Another viewer asked Sashi that having a single founder is a red flag for investment in SRI capital. Sashi replied positively that having a single founder is a bright green flag. He was a single founder and studies have also shown that having a single founder has always increased chances of success.
Another viewer asked Sashi how do they help their portfolio companies with a longer payment cycle for SaaS companies. To which Sashi said that they generally get quite involved with their portfolio companies and help them in closing payments, revenue cycle, and other important matters.
One of the viewers asked Sashi how do they rate founders who would like to wait for their seed capital rather than committing for their capital. Sashi replied that there might be some people who are unwilling to leave their job for their start-up. Sashi clearly said that the person needs to leave their job and undertake some risk themselves.
Another question asked by the viewer is asking about Sashi’s opinion on VR, AR/V Commerce based tech platforms. Sashi said that this sector has unfortunately not come up. Ad with COVID the scenario is slightly changing. And thus things are hopeful for the future.
One of the viewers asked Sashi what the solution of petrol stations in the form of IoT solutions is. Sashi positively said that things are positive in the future.

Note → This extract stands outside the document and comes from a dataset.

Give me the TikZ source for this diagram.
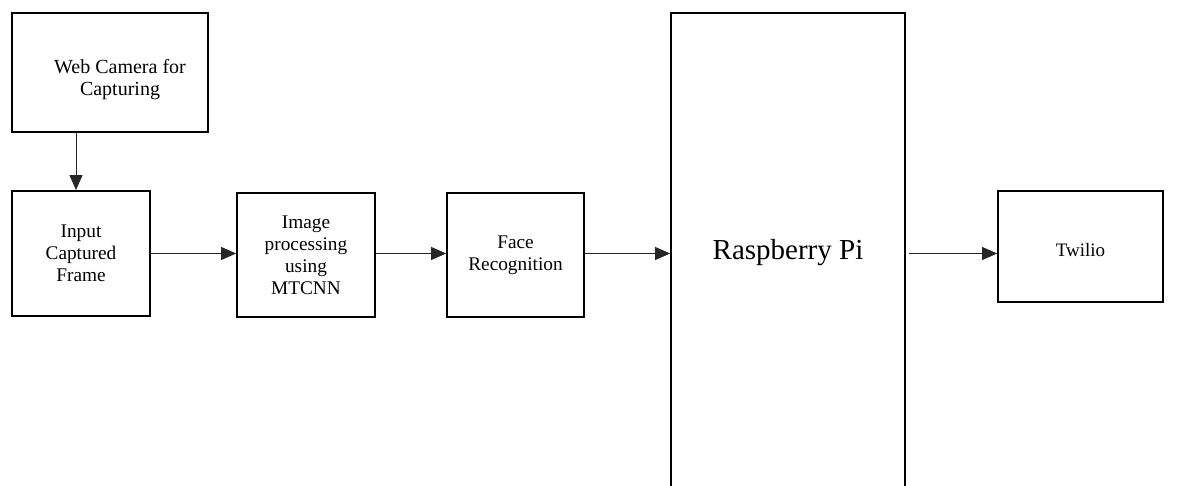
\documentclass[tikz,border=0pt]{standalone}
\usepackage{fontspec}
\setmainfont{Liberation Serif}
\usetikzlibrary{arrows.meta}
\begin{document}
\begin{tikzpicture}[x=1pt,y=-1pt,
  blk/.style={draw=black, line width=1.8pt, align=center, inner sep=0pt,
    font=\fontsize{19.3}{22}\selectfont},
  arr/.style={draw=black!85, line width=1pt, -{Triangle[length=15pt,width=13pt]}}]
\useasboundingbox (0,0) rectangle (1177,486);
\clip (0,0) rectangle (1177,486);
\node[blk, minimum width=196pt, minimum height=119pt, font=\fontsize{20}{21.5}\selectfont] (wc) at (110,72.5) {\rule{0pt}{28pt}\hspace*{20pt}Web Camera for\\\hspace*{20pt}Capturing};
\node[blk, minimum width=138pt, minimum height=125pt] (inp) at (81,253.5) {Input\\Captured\\Frame};
\node[blk, minimum width=138pt, minimum height=124pt] (img) at (306,255) {Image\\processing\\using\\MTCNN};
\node[blk, minimum width=137pt, minimum height=124pt] (face) at (515.5,255) {Face\\Recognition};
\node[blk, minimum width=234pt, minimum height=480pt, font=\fontsize{29}{34}\selectfont] (rpi) at (788,253) {Raspberry Pi};
\node[blk, minimum width=165pt, minimum height=111pt, font=\fontsize{19}{22}\selectfont] (tw) at (1080.5,246.5) {\rule{0pt}{20pt}Twilio};
\draw[arr] ([xshift=-34pt]wc.south) -- ([xshift=-34pt]wc.south |- inp.north);
\draw[arr] (inp.east) -- (inp.east -| img.west);
\draw[arr] (img.east |- inp.east) -- (inp.east -| face.west);
\draw[arr] (face.east |- inp.east) -- (inp.east -| rpi.west);
\draw[arr] ([xshift=3pt]rpi.east |- inp.east) -- (inp.east -| tw.west);
\end{tikzpicture}
\end{document}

When Sanjay asked Sashi about what is the strict no-no which stops funding for SRI capital. Sashi said that earlier they didn’t want to invest in the Indian market, but right now, they are free to invest in both the Indian and US market. But they stay away from investment in B2C, especially in the US market.

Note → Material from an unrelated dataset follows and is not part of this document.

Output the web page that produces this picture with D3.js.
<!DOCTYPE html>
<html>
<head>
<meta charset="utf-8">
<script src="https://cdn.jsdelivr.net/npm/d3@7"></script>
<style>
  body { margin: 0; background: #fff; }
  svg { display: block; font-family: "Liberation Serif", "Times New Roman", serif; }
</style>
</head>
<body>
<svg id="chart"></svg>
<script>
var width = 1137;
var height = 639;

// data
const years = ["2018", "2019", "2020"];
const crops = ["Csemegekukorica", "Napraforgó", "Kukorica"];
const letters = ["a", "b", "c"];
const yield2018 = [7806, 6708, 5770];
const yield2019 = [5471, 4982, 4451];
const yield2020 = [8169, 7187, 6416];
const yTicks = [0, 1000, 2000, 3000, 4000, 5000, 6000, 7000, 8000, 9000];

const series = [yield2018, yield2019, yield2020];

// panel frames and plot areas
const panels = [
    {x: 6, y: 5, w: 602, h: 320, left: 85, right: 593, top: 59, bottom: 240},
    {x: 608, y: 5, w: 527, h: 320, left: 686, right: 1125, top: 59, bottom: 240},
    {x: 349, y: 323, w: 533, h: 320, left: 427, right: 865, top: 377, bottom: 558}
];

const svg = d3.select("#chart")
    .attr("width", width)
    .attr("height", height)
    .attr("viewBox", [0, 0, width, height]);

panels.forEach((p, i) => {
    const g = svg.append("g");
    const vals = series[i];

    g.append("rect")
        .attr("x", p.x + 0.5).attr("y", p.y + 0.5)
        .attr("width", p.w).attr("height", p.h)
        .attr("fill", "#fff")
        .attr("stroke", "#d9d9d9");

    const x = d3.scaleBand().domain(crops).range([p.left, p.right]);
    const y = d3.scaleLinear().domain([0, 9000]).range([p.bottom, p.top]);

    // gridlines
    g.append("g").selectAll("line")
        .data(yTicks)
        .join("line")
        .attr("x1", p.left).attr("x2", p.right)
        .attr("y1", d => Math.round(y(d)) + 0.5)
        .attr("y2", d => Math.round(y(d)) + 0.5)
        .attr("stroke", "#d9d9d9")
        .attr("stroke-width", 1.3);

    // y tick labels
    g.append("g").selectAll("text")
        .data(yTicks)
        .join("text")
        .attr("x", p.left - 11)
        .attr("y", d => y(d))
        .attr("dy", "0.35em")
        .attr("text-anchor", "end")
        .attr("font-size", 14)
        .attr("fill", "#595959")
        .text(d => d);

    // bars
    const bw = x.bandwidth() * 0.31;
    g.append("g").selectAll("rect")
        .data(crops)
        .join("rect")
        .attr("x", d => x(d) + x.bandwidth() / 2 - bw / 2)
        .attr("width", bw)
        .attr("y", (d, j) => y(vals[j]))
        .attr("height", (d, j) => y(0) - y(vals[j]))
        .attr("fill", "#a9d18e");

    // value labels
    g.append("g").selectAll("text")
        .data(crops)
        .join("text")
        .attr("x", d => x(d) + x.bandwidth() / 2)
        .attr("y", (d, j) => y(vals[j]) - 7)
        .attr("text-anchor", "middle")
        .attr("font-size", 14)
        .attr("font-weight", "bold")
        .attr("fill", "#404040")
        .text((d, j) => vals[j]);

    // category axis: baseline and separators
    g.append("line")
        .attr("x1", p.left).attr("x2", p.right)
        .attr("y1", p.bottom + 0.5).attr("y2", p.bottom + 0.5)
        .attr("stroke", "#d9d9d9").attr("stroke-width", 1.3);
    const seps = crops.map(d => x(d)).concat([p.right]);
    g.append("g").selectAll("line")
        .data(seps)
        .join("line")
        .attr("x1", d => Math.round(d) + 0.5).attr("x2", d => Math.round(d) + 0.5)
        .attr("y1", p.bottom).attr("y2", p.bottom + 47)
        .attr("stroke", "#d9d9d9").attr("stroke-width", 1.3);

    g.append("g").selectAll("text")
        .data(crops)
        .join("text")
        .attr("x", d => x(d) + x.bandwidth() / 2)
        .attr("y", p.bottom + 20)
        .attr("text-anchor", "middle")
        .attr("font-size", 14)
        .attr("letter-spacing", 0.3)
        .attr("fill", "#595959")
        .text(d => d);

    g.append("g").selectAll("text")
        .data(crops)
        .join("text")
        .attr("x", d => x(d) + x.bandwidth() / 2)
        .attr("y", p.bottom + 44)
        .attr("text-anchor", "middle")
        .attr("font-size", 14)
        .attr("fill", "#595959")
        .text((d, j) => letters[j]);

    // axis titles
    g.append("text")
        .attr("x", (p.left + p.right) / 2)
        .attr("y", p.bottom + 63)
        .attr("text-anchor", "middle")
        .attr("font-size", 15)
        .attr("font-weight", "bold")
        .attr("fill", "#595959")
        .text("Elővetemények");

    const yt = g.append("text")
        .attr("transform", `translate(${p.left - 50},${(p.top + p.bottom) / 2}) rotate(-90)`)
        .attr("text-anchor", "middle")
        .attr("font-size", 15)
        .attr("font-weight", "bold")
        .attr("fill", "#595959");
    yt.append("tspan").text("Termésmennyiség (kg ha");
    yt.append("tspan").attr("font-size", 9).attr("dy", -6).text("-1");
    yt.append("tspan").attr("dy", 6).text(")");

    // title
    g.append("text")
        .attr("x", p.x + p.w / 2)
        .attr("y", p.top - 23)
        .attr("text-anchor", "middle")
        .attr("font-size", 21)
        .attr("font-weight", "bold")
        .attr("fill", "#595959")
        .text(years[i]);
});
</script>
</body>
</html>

Sanjay asked Sashi which area SRI would never like to invest in? Sashi said that earlier they were strictly into no hardware. But now they have supported several such firms, and they are quite positive about interesting hardware startups.
Sanjay asked Sashi an interesting question where he asked about two different situations where he missed funding some start-up which became big names later on. To this, Sashi amusingly replied that Swiggy is one of such startups. And the other is Hi Chemical to which no one has ever heard of, but they are huge.
Sanjay asked Sashi about his inputs on the venture capital funding. Sashi replied that in the pre COVID scenario he felt that B2C startups were valued quite high, whereas B2B startups were raised quite low. But he hopes that the situation will soon change.
Finally, Sashi was asked by Sanjay to bet on three sectors which he feels will be emerging soon in the market. To which Sashi replied that remote economy, AI medicine, and innovative hardware are the three biggest sectors that might see tremendous scope shortly.
Finally, Sanjay thanked Sashi for his time and expertise, and he hoped that things would get better for both B2B and B2C startups in India.